Read entire article at History Today
In October 1953 the historian Bernard Lewis wrote an article for History Today about the Ottoman Empire and its relations with Europe. The occasion was the 500th anniversary of the fall of Constantinople; his purpose was to plead for a more balanced assessment of the empire and to accord it an honourable place in world history, to see the fall of Constantinople not as a ‘victory of barbarism, but rather of another and not undistinguished civilization’...
Lewis laid out the historiography that has informed European views of the Ottomans. The events of 1453 happened on the cusp of the printing revolution; one of its first uses was to disseminate virulent accounts of ‘the damnable menace of the Grand Turk of the infidels’; particularly influential was the 17th-century bestseller, Richard Knolles’ The General History of the Turks, about ‘the present terror of the world’.Out of these antecedents has come a complex set of emotional associations about the Turks, coloured by racial memory, admiration for classical Greece and the development of modern nationalisms which have skewed an objective assessment of a great world civilisation:‘for most Europeans,’ Lewis argued,‘the loss of Constantinople is a great historical disaster, a defeat for Christendom which has never been repaired.’ While drawing a distinction between the heyday of the empire in its pomp and its ramshackle exodus in the 19th and 20th centuries, he sketched the achievements of the mature empire – its comparative tolerance, its efficient governance, its creation of peace and security within the Arab lands and the Balkans, its stability, its regeneration of an ossified Byzantine Constantinople, the beauty of its art and architecture. Above all, Lewis pleaded for a study of the Turks through their own eyes and their own words rather than through the prejudices of western travellers....

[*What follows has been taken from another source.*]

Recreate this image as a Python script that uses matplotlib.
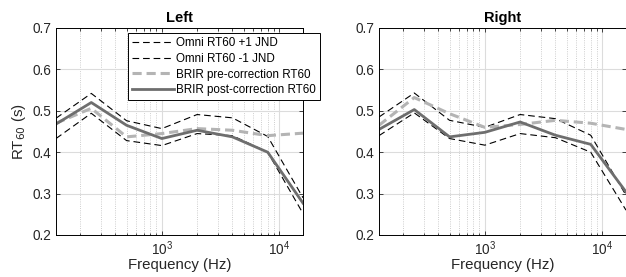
import matplotlib.pyplot as plt
import numpy as np

plt.rcParams['font.family'] = ['Liberation Sans', 'DejaVu Sans']

# octave band centre frequencies (Hz)
freq = [125, 250, 500, 1000, 2000, 4000, 8000, 16000]

# left ear
left_up = [0.482, 0.542, 0.476, 0.457, 0.491, 0.483, 0.438, 0.290]
left_lo = [0.433, 0.494, 0.428, 0.416, 0.445, 0.440, 0.400, 0.252]
left_pre = [0.470, 0.506, 0.437, 0.445, 0.457, 0.453, 0.440, 0.446]
left_post = [0.468, 0.520, 0.465, 0.433, 0.453, 0.437, 0.400, 0.277]

# right ear
right_up = [0.485, 0.543, 0.477, 0.460, 0.491, 0.481, 0.441, 0.296]
right_lo = [0.440, 0.495, 0.433, 0.417, 0.445, 0.435, 0.400, 0.260]
right_pre = [0.465, 0.532, 0.493, 0.460, 0.467, 0.477, 0.470, 0.455]
right_post = [0.455, 0.503, 0.437, 0.448, 0.473, 0.441, 0.419, 0.304]

labels = ['Omni RT60 +1 JND', 'Omni RT60 -1 JND',
          'BRIR pre-correction RT60', 'BRIR post-correction RT60']


def panel(ax, up, lo, pre, post, title):
    h1, = ax.plot(freq, up, '--', color='k', lw=0.8, dashes=(6, 3.5))
    h2, = ax.plot(freq, lo, '--', color='k', lw=0.8, dashes=(6, 3.5))
    h3, = ax.plot(freq, pre, '--', color='#b4b4b4', lw=2.2, dashes=(3, 1.6))
    h4, = ax.plot(freq, post, '-', color='#6e6e6e', lw=2.0)
    ax.set_xscale('log')
    ax.set_xlim(125, 16000)
    ax.set_ylim(0.2, 0.7)
    ax.set_yticks([0.2, 0.3, 0.4, 0.5, 0.6, 0.7])
    ax.grid(True, which='major', color='#dcdcdc', lw=0.8, ls='-')
    ax.grid(True, which='minor', color='#bdbdbd', lw=0.6, ls=':')
    ax.set_axisbelow(True)
    ax.tick_params(which='both', direction='in', top=True, right=True,
                   labelsize=9.8, width=0.6, colors='#262626')
    ax.tick_params(which='major', length=3)
    ax.tick_params(which='minor', length=1.8)
    for s in ax.spines.values():
        s.set_linewidth(0.7)
    ax.set_xlabel('Frequency (Hz)', fontsize=10.8, labelpad=0, color='#262626')
    ax.set_title(title, fontsize=10.5, fontweight='bold', pad=4)
    return [h1, h2, h3, h4]


fig = plt.figure(figsize=(6.26, 2.77), dpi=100)
ax1 = fig.add_axes([56 / 626, 1 - 235 / 277, 247 / 626, 207 / 277])
ax2 = fig.add_axes([379 / 626, 1 - 235 / 277, 247 / 626, 207 / 277])

hs = panel(ax1, left_up, left_lo, left_pre, left_post, 'Left')
panel(ax2, right_up, right_lo, right_pre, right_post, 'Right')
ax1.set_ylabel('RT$_{60}$ (s)', fontsize=10.8, labelpad=3, color='#262626')

leg = ax1.legend(hs, labels, loc='upper left',
                 bbox_to_anchor=(128 / 626, 1 - 33 / 277),
                 bbox_transform=fig.transFigure, borderaxespad=0,
                 fontsize=8.4, handlelength=3.6, labelspacing=0.32,
                 handletextpad=0.15, borderpad=0.35, fancybox=False,
                 framealpha=1, edgecolor='k')
leg.get_frame().set_linewidth(0.7)

fig.savefig('out.png', dpi=100)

The Ottomans remain a conundrum, both distant and very near. The last subjects of the Ottoman Empire are still alive, yet its language is so dead that Turkish people cannot read their grandparents’gravestones. Its life was so long that it encompassed both the golden age of Suleiman the Magnificent and the decline of the Sick Man of Europe; the open-armed welcome to the Jews after their expulsion from Spain in 1492 and the fate of the Armenians in 1915. Lewis was inviting us to salute the majesty of the former but has been accused of airbrushing the latter. The Ottomans puzzle the Turks almost as much as they do outsiders. Ataturk encouraged his new republic to jump over the decadent Ottoman centuries and claim connection with the ‘purer’Turkishness of their central Asian origins. In the process the Turks too have been left with a soul-searching debate about ethnicity, history and identity. A clear perspective on the multiple faces of the Ottoman Empire remains a work in progress.